- **Required work**
Read the records and gather each line that includes "Write".

-- begin Record set --

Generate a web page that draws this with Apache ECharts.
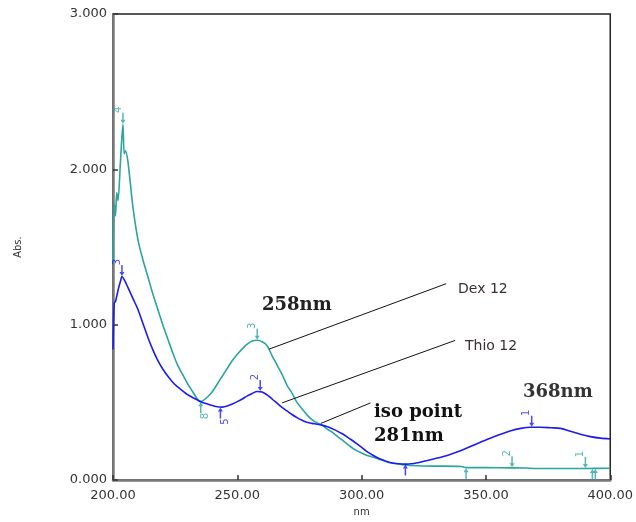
<!DOCTYPE html>
<html>
<head>
<meta charset="utf-8">
<script src="https://cdn.jsdelivr.net/npm/echarts@6/dist/echarts.min.js"></script>
<style>html,body{margin:0;padding:0;background:#fff}#c{width:636px;height:522px}</style>
</head>
<body>
<div id="c"></div>
<script>
// ---- data ----
const dexWavelength = [200, 200.5, 201, 201.5, 202, 203, 204, 204.5, 205, 206, 208, 210, 212, 214, 216, 218, 220, 222, 224, 226, 228, 230, 232, 234, 235, 236, 238, 240, 242, 244, 246, 248, 250, 252, 254, 256, 258, 260, 262, 264, 266, 268, 270, 272, 274, 276, 278, 280, 282, 284, 286, 288, 290, 292, 294, 296, 298, 300, 302, 304, 306, 308, 310, 312, 314, 316, 318, 320, 325, 330, 340, 342, 350, 360, 366, 370, 380, 390, 400];
const dexAbs = [1.40, 1.78, 1.70, 1.85, 1.80, 2.05, 2.29, 2.10, 2.12, 2.05, 1.76, 1.55, 1.42, 1.31, 1.20, 1.10, 1.00, 0.91, 0.82, 0.74, 0.68, 0.62, 0.57, 0.52, 0.505, 0.51, 0.535, 0.57, 0.62, 0.67, 0.72, 0.77, 0.81, 0.845, 0.875, 0.895, 0.90, 0.89, 0.865, 0.80, 0.74, 0.68, 0.61, 0.56, 0.50, 0.46, 0.42, 0.39, 0.37, 0.355, 0.33, 0.31, 0.285, 0.26, 0.235, 0.21, 0.19, 0.175, 0.16, 0.15, 0.14, 0.13, 0.12, 0.11, 0.105, 0.10, 0.097, 0.094, 0.091, 0.09, 0.088, 0.08, 0.08, 0.079, 0.078, 0.075, 0.075, 0.075, 0.076];

const thioWavelength = [200, 200.5, 201, 202, 203, 203.6, 204.5, 206, 208, 210, 212, 214, 216, 218, 220, 222, 224, 226, 228, 230, 232, 234, 236, 238, 240, 242, 244, 246, 248, 250, 252, 254, 256, 258, 260, 262, 264, 266, 268, 270, 272, 274, 276, 278, 280, 282, 284, 286, 288, 290, 292, 294, 296, 298, 300, 302, 304, 306, 308, 310, 312, 314, 316, 318, 320, 322, 326, 330, 335, 340, 345, 350, 355, 360, 364, 368, 372, 376, 380, 384, 388, 392, 396, 400];
const thioAbs = [0.84, 1.14, 1.15, 1.22, 1.28, 1.31, 1.29, 1.24, 1.17, 1.10, 1.01, 0.92, 0.84, 0.77, 0.715, 0.67, 0.63, 0.60, 0.575, 0.55, 0.532, 0.515, 0.50, 0.49, 0.48, 0.472, 0.47, 0.477, 0.49, 0.505, 0.522, 0.542, 0.558, 0.57, 0.567, 0.548, 0.522, 0.495, 0.468, 0.445, 0.422, 0.402, 0.385, 0.372, 0.365, 0.36, 0.354, 0.345, 0.332, 0.317, 0.30, 0.28, 0.258, 0.235, 0.21, 0.185, 0.165, 0.147, 0.132, 0.12, 0.112, 0.107, 0.104, 0.103, 0.105, 0.11, 0.125, 0.14, 0.162, 0.19, 0.225, 0.258, 0.29, 0.318, 0.333, 0.34, 0.34, 0.337, 0.333, 0.315, 0.295, 0.28, 0.27, 0.265];

// peak-pick markers: [wavelength, abs, label]
const dexMarksAbove = [[204, 2.29, '4'], [258, 0.90, '3'], [360.5, 0.079, '2'], [390, 0.075, '1']];
const dexMarksBelow = [[235.3, 0.505, '8'], [342, 0.08, ''], [392.8, 0.075, ''], [394, 0.075, '']];
const thioMarksAbove = [[203.6, 1.31, '3'], [259.2, 0.57, '2'], [368.4, 0.34, '1']];
const thioMarksBelow = [[243.2, 0.47, '5'], [317.6, 0.103, '']];

// leader lines: [[x1,y1],[x2,y2]]
const leaderLines = [
  [[262.8, 0.843], [334, 1.264]],
  [[268, 0.497], [337.6, 0.899]],
  [[283.6, 0.365], [303.6, 0.497]]
];

const xTicks = {min: 200, max: 400, interval: 50};
const yTicks = {min: 0, max: 3, interval: 1};

const TEAL = '#2aa59f';
const BLUE = '#1c1cf0';

const pair = (xs, ys) => xs.map((x, i) => [x, ys[i]]);
const arrowPath = 'path://M-0.6,0 L0.6,0 L0.6,7 L2,7 L0,11 L-2,7 L-0.6,7 Z';

function markSeries(data, color, above) {
  return {
    type: 'scatter',
    data: data,
    symbol: arrowPath,
    symbolSize: [5, 11],
    symbolKeepAspect: false,
    symbolRotate: above ? 0 : 180,
    symbolOffset: [0, above ? -6 : 6],
    itemStyle: {color: color},
    z: 5,
    silent: true,
    label: {
      show: true,
      formatter: p => p.data[2],
      position: above ? 'top' : 'bottom',
      distance: 3,
      rotate: 90,
      color: color,
      fontSize: 10,
      fontFamily: 'DejaVu Sans'
    }
  };
}

const chart = echarts.init(document.getElementById('c'), null, {renderer: 'canvas'});
chart.setOption({
  animation: false,
  backgroundColor: '#fff',
  grid: {left: 113, right: 22, top: 14, bottom: 31, show: true, borderColor: '#222', borderWidth: 1.5, containLabel: false},
  xAxis: {
    type: 'value', min: xTicks.min, max: xTicks.max, interval: xTicks.interval,
    name: 'nm', nameLocation: 'middle', nameGap: 24,
    nameTextStyle: {fontSize: 10, color: '#333', fontFamily: 'DejaVu Sans'},
    axisLine: {show: true, lineStyle: {color: '#7a7a7a', width: 2.5}},
    axisTick: {show: true, inside: true, length: 5, lineStyle: {color: '#333', width: 1.5}},
    axisLabel: {formatter: v => v.toFixed(2), color: '#333', fontSize: 13, fontFamily: 'DejaVu Sans', margin: 9},
    splitLine: {show: false}
  },
  yAxis: {
    type: 'value', min: yTicks.min, max: yTicks.max, interval: yTicks.interval,
    name: 'Abs.', nameLocation: 'middle', nameGap: 90, nameRotate: 90,
    nameTextStyle: {fontSize: 10, color: '#333', fontFamily: 'DejaVu Sans'},
    axisLine: {show: true, lineStyle: {color: '#7a7a7a', width: 2.5}},
    axisTick: {show: true, inside: true, length: 5, lineStyle: {color: '#333', width: 1.5}},
    axisLabel: {formatter: v => v.toFixed(3), color: '#333', fontSize: 13, fontFamily: 'DejaVu Sans', margin: 6},
    splitLine: {show: false}
  },
  series: [
    {
      name: 'Dex 12', type: 'line', data: pair(dexWavelength, dexAbs),
      showSymbol: false, smooth: 0.3, lineStyle: {color: TEAL, width: 1.6}, itemStyle: {color: TEAL}, z: 3,
      markLine: {
        silent: true, symbol: 'none', animation: false,
        lineStyle: {color: '#111', width: 1, type: 'solid'},
        label: {show: false},
        data: leaderLines.map(l => [{coord: l[0]}, {coord: l[1]}])
      }
    },
    {
      name: 'Thio 12', type: 'line', data: pair(thioWavelength, thioAbs),
      showSymbol: false, smooth: 0.3, lineStyle: {color: BLUE, width: 1.6}, itemStyle: {color: BLUE}, z: 4
    },
    markSeries(dexMarksAbove, TEAL, true),
    markSeries(dexMarksBelow, TEAL, false),
    markSeries(thioMarksAbove, BLUE, true),
    markSeries(thioMarksBelow, BLUE, false)
  ],
  graphic: [
    {type: 'text', left: 262, top: 296, style: {text: '258nm', font: 'bold 18px "DejaVu Serif"', fill: '#222'}},
    {type: 'text', left: 523, top: 383, style: {text: '368nm', font: 'bold 18px "DejaVu Serif"', fill: '#333'}},
    {type: 'text', left: 374, top: 403, style: {text: 'iso point', font: 'bold 18px "DejaVu Serif"', fill: '#111'}},
    {type: 'text', left: 374, top: 427, style: {text: '281nm', font: 'bold 18px "DejaVu Serif"', fill: '#111'}},
    {type: 'text', left: 458, top: 282, style: {text: 'Dex 12', font: '14px "DejaVu Sans"', fill: '#3a3030'}},
    {type: 'text', left: 465, top: 339, style: {text: 'Thio 12', font: '14px "DejaVu Sans"', fill: '#3a3030'}}
  ]
});
</script>
</body>
</html>
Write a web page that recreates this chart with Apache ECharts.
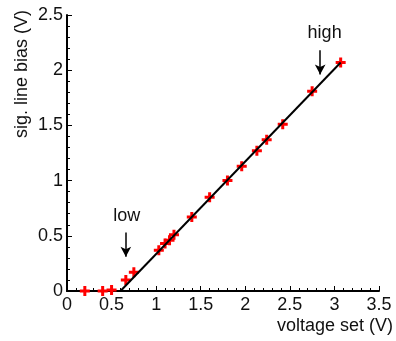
<!DOCTYPE html>
<html>
<head>
<meta charset="utf-8">
<script src="https://cdn.jsdelivr.net/npm/echarts@6/dist/echarts.min.js"></script>
<style>
  html, body { margin: 0; padding: 0; background: #fff; }
  #chart { width: 396px; height: 341px; }
</style>
</head>
<body>
<div id="chart"></div>
<script>
// measured points (voltage set, sig. line bias)
const voltageSet = [0.2, 0.4, 0.5, 0.66, 0.75, 1.03, 1.1, 1.15, 1.2, 1.4, 1.6, 1.8, 1.96, 2.13, 2.24, 2.42, 2.75, 3.07]
const lineBias = [0.0, 0.0, 0.01, 0.1, 0.17, 0.37, 0.43, 0.46, 0.51, 0.67, 0.85, 1.0, 1.13, 1.27, 1.37, 1.51, 1.81, 2.07]

// linear fit endpoints
const fitX = [0.6, 3.07]
const fitY = [0.0, 2.07]

// annotation arrows: [x, yFrom, yTo]
const lowArrow = [0.66, 0.53, 0.31]
const highArrow = [2.84, 2.18, 1.96]
const lowLabel = [0.67, 0.68]
const highLabel = [2.89, 2.34]

const font = 'Liberation Sans, Arial, sans-serif'
const fontSize = 18
const crossPath = 'path://M3.5,0h3v3.5h3.5v3h-3.5v3.5h-3v-3.5h-3.5v-3h3.5z'

const chart = echarts.init(document.getElementById('chart'))

chart.setOption({
  animation: false,
  grid: { left: 67, right: 15, top: 15, bottom: 50 },
  xAxis: {
    type: 'value',
    min: 0,
    max: 3.5,
    interval: 0.5,
    name: 'voltage set (V)',
    nameLocation: 'end',
    nameGap: 14,
    nameTextStyle: {
      fontFamily: font, fontSize: fontSize, color: '#111',
      align: 'right', verticalAlign: 'top', padding: [26, 0, 0, 0],
    },
    axisLine: { onZero: false, lineStyle: { color: '#000', width: 2 } },
    axisTick: { inside: true, length: 5, lineStyle: { color: '#000', width: 1 } },
    minorTick: { show: true, splitNumber: 5, length: 3, lineStyle: { color: '#000' } },
    axisLabel: { fontFamily: font, fontSize: fontSize, color: '#111', margin: 5 },
    splitLine: { show: false },
  },
  yAxis: {
    type: 'value',
    min: 0,
    max: 2.5,
    interval: 0.5,
    name: 'sig. line bias (V)',
    nameLocation: 'end',
    nameRotate: 90,
    nameGap: 5,
    nameTextStyle: {
      fontFamily: font, fontSize: fontSize, color: '#111',
      align: 'right', verticalAlign: 'bottom', padding: [0, 0, 36, 0],
    },
    axisLine: { onZero: false, lineStyle: { color: '#000', width: 2 } },
    axisTick: { inside: true, length: 5, lineStyle: { color: '#000', width: 1 } },
    minorTick: { show: true, splitNumber: 5, length: 3, lineStyle: { color: '#000' } },
    axisLabel: { fontFamily: font, fontSize: fontSize, color: '#111', margin: 4 },
    splitLine: { show: false },
  },
  series: [
    {
      type: 'scatter',
      data: voltageSet.map((v, i) => [v, lineBias[i]]),
      symbol: crossPath,
      symbolSize: 10,
      itemStyle: { color: '#ff0000', opacity: 1 },
      z: 2,
    },
    {
      type: 'line',
      data: fitX.map((v, i) => [v, fitY[i]]),
      showSymbol: false,
      lineStyle: { color: '#000', width: 2 },
      z: 3,
      markLine: {
        silent: true,
        symbol: ['none', 'arrow'],
        symbolSize: [8, 10],
        label: { show: false },
        lineStyle: { color: '#000', width: 1.5, type: 'solid' },
        data: [
          [{ coord: [lowArrow[0], lowArrow[1]] }, { coord: [lowArrow[0], lowArrow[2]] }],
          [{ coord: [highArrow[0], highArrow[1]] }, { coord: [highArrow[0], highArrow[2]] }],
        ],
      },
      markPoint: {
        silent: true,
        symbol: 'circle',
        symbolSize: 1,
        itemStyle: { color: 'rgba(0,0,0,0)' },
        label: {
          show: true, position: 'inside', fontFamily: font, fontSize: fontSize, color: '#111',
          formatter: (p) => p.name,
        },
        data: [
          { name: 'low', coord: lowLabel },
          { name: 'high', coord: highLabel },
        ],
      },
    },
  ],
})
</script>
</body>
</html>
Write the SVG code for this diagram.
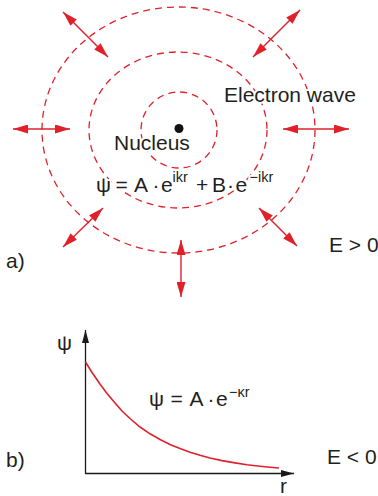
<svg xmlns="http://www.w3.org/2000/svg" width="378" height="496" viewBox="0 0 378 496">
<defs>
<marker id="rh" markerUnits="userSpaceOnUse" markerWidth="15" markerHeight="9" refX="15" refY="4.5" orient="auto-start-reverse" viewBox="0 0 15 9">
<path d="M0,0 L15,4.5 L0,9 z" fill="#e0202a"/>
</marker>
<marker id="bh" markerUnits="userSpaceOnUse" markerWidth="13" markerHeight="7" refX="13" refY="3.5" orient="auto" viewBox="0 0 13 7">
<path d="M0,0 L13,3.5 L0,7 z" fill="#1a1a1a"/>
</marker>
</defs>
<style>
.wave{fill:none;stroke:#e0202a;stroke-width:1.3;stroke-dasharray:7 5}
.arr{stroke:#e0202a;stroke-width:1.4;fill:none;marker-start:url(#rh);marker-end:url(#rh)}
.t{font-family:"Liberation Sans",Arial,sans-serif;font-size:21px;fill:#231f20}
.sup{font-size:14.5px}
.halo{stroke:#fff;stroke-width:4;paint-order:stroke;stroke-linejoin:round}
.axis{stroke:#1a1a1a;stroke-width:1.3;fill:none;marker-end:url(#bh)}
</style>
<rect width="378" height="496" fill="#fff"/>
<g id="waves">
<circle class="wave" cx="179" cy="130" r="38"/>
<ellipse class="wave" cx="178" cy="130" rx="89" ry="78"/>
<ellipse class="wave" cx="178.5" cy="130" rx="136.5" ry="123"/>
</g>
<g id="connectors">
<line class="arr" x1="63" y1="12" x2="108" y2="57"/>
<line class="arr" x1="300" y1="10" x2="253" y2="57"/>
<line class="arr" x1="13" y1="129" x2="70" y2="129"/>
<line class="arr" x1="283" y1="129" x2="349" y2="129"/>
<line class="arr" x1="103" y1="208" x2="63" y2="247"/>
<line class="arr" x1="259" y1="208" x2="297" y2="246"/>
<line class="arr" x1="181" y1="240" x2="181" y2="297"/>
</g>
<g id="nucleus">
<circle cx="179" cy="128.5" r="4.5" fill="#111"/>
<text class="t halo" x="114" y="150">Nucleus</text>
</g>
<g id="electron-wave">
<text class="t halo" x="224" y="102">Electron wave</text>
</g>
<g id="formula-a" class="t">
<g class="halo">
<text x="96" y="192">ψ</text>
<text x="115.5" y="192">=</text>
<text x="134" y="192">A</text>
<text x="152.5" y="192">·</text>
<text x="161" y="192">e</text>
<text class="sup" x="172.5" y="182">ikr</text>
<text x="196" y="192">+</text>
<text x="212" y="192">B</text>
<text x="227" y="192">·</text>
<text x="235.5" y="192">e</text>
<text class="sup" x="249.5" y="182">−ikr</text>
</g>
</g>
<g id="label-a">
<text class="t" x="6" y="268">a)</text>
<text class="t" x="329" y="252">E &gt; 0</text>
</g>
<g id="plot-b">
<line class="axis" x1="85.5" y1="473.5" x2="85.5" y2="330"/>
<line class="axis" x1="85" y1="473.5" x2="294" y2="473.5"/>
<polyline fill="none" stroke="#e0202a" stroke-width="1.6" points="85.5,362 92,372.5 100,384 107,393.5 115,403 122,411 130,418.5 140,427 150,433.8 160,439.5 170,444.5 180,448.6 190,452.3 200,455.3 210,458 222,460.6 235,462.9 247,464.8 260,466.3 270,467.3 279,468"/>
<text class="t" x="57" y="350">ψ</text>
<text class="t" x="280" y="493">r</text>
<text class="t" x="149" y="406">ψ</text>
<text class="t" x="170.5" y="406">=</text>
<text class="t" x="189.5" y="406">A</text>
<text class="t" x="207.5" y="406">·</text>
<text class="t" x="216" y="406">e</text>
<text class="t sup" x="229" y="397">−κr</text>
</g>
<g id="label-b">
<text class="t" x="6" y="467">b)</text>
<text class="t" x="327" y="464">E &lt; 0</text>
</g>
</svg>
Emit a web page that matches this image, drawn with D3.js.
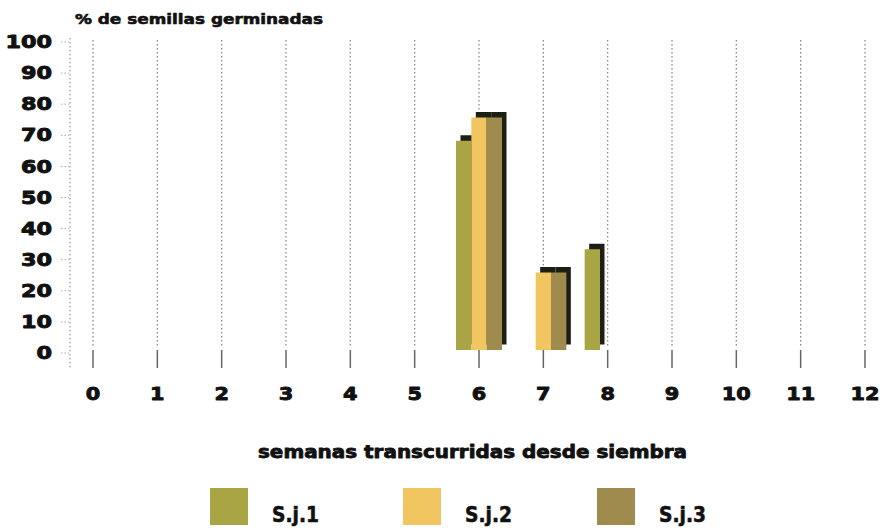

-- end Record set --

- **Exercise output**
Write a web page that recreates this chart with Apache ECharts.
Write the SVG code for this diagram.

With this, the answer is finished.